RAG vs Fine-Tuning: Which Is Right for Your Business?
What you'll learn
- The real difference between RAG and fine-tuning
- When each approach is the right choice
- How the two compare on cost and maintenance
- Why most businesses should start with RAG
- When combining both makes sense
If you are choosing between RAG and fine-tuning, here is the short version. Use RAG when the problem is that AI does not know your information. Use fine-tuning when the problem is that AI does not behave the way you need. Most businesses should start with RAG, and many end up combining both.
Both are ways to make a general AI model useful for your specific business, but they solve different problems. Confusing the two is one of the most common, and most expensive, mistakes we see teams make.
What Each One Actually Does
RAG, short for Retrieval-Augmented Generation, connects a model to your own information. The moment someone asks a question, the system searches your documents, finds the relevant parts, and hands them to the model so it can answer from your knowledge instead of guessing. If you want the plain-language version first, read our guide on what RAG is (/blog/what-is-rag).
Fine-tuning works differently. Instead of giving the model information at answer time, you retrain it on many examples so its behavior changes. Fine-tuning is how you teach a model a consistent tone, a strict output format, or a specialized task it does not handle well out of the box.
The Core Difference: Knowledge vs Behavior
Here is the simplest way to decide. Ask what is actually missing. If the model would answer correctly if only it knew your facts, that is a knowledge gap, and RAG solves it. If the model knows enough but answers in the wrong style, format, or structure, that is a behavior gap, and fine-tuning solves it.
When to Use RAG
RAG is the right choice for most business use cases, especially anything built on your own documents and data.
- Your knowledge changes often, so answers must stay current
- You need citations and sources people can trust
- The information lives in your docs, policies, SOPs, or support tickets
- You want a working system in weeks, not months
- You are building support, internal search, or document Q&A
RAG also tends to be more accurate for knowledge-heavy tasks. When the answer exists in a document, retrieval finds it. And when your data changes, you simply update the source and refresh the index, with no retraining required.
When to Use Fine-Tuning
Fine-tuning is the right call when the gap is behavior, not knowledge.
- You need a consistent brand voice across every response
- You require a strict output format that prompting cannot reliably enforce
- You have a specialized task the base model handles poorly
- You have a large, stable set of high-quality examples to learn from
- Response speed matters and a smaller tuned model can replace a larger one
Fine-tuning assumes fairly stable knowledge. If your information changes weekly, retraining a model every time it changes becomes slow and expensive.
What About Cost?
Cost depends less on the technique and more on your scale, but the shape of the spending is different for each.

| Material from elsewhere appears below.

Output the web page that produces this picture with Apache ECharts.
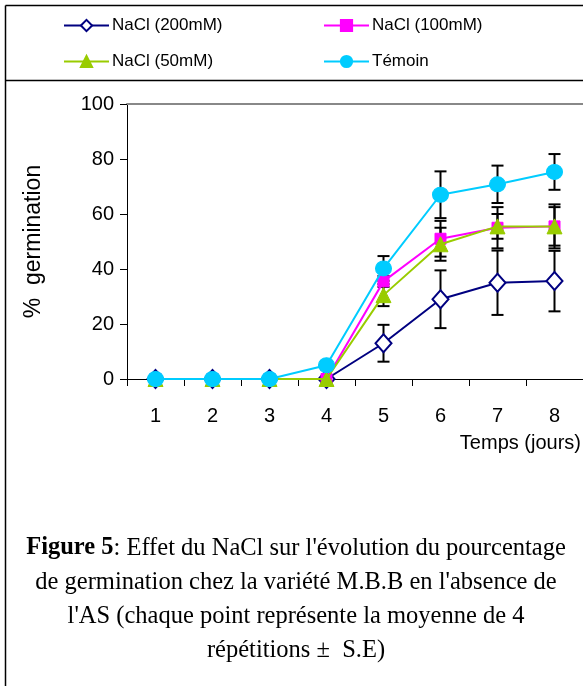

- RAG usually has a lower upfront cost because there is no training run, with most spend going to retrieval, storage, and ongoing operation
- Fine-tuning has a higher upfront cost to train the model, but can lower per-answer cost later if a smaller tuned model replaces a larger one
- RAG needs ongoing upkeep of the knowledge base and index; fine-tuning needs a retrain whenever the knowledge itself changes
For most businesses at moderate volume, RAG reaches a production-quality system faster and at a lower total cost. The economics shift toward fine-tuning mainly at very high, stable query volumes. This is exactly the kind of trade-off we weigh in our cost-optimized approach, because the wrong choice quietly inflates your bill for years.
The Hybrid Approach (Often the Real Answer)
For more advanced systems, the honest answer is often both. You fine-tune a model so it reasons and speaks like your domain expert, and you add RAG so it always has your current facts and can cite them. Fine-tuning shapes how it thinks; RAG keeps what it knows up to date.
A legal assistant is a good example. The model can be tuned to understand and write in a legal style, while RAG pulls the latest case law and regulations at answer time. Neither approach alone would be enough.
How to Decide: A Short Checklist
- Does the answer already exist in your documents? If yes, lean RAG
- Does your information change often? If yes, lean RAG
- Do you need sources and citations? If yes, lean RAG
- Do you need a fixed tone or strict format? If yes, consider fine-tuning
- Do you have thousands of stable, high-quality examples? If yes, fine-tuning becomes viable
- Is this a high-volume task where a smaller tuned model saves money at scale? If yes, consider fine-tuning
Our Recommendation: Start With RAG
When a business is unsure, we almost always recommend starting with RAG. It is cheaper to build, faster to launch, and it gives you real usage data within weeks. That data, the actual questions people ask and where answers fall short, tells you precisely what, if anything, is worth fine-tuning later. You end up spending on fine-tuning only when you have proof it will pay off.
Related from Agentiq Studios: RAG Development (/services/rag-development) and RAG Deployments (/solutions/rag-deployments). For the plain-language basics, see What Is RAG (/blog/what-is-rag).
RAG and fine-tuning are not rivals. They solve different problems, and the right architecture depends on whether your gap is knowledge or behavior. Get that decision right and you build AI that is accurate, current, and affordable to run.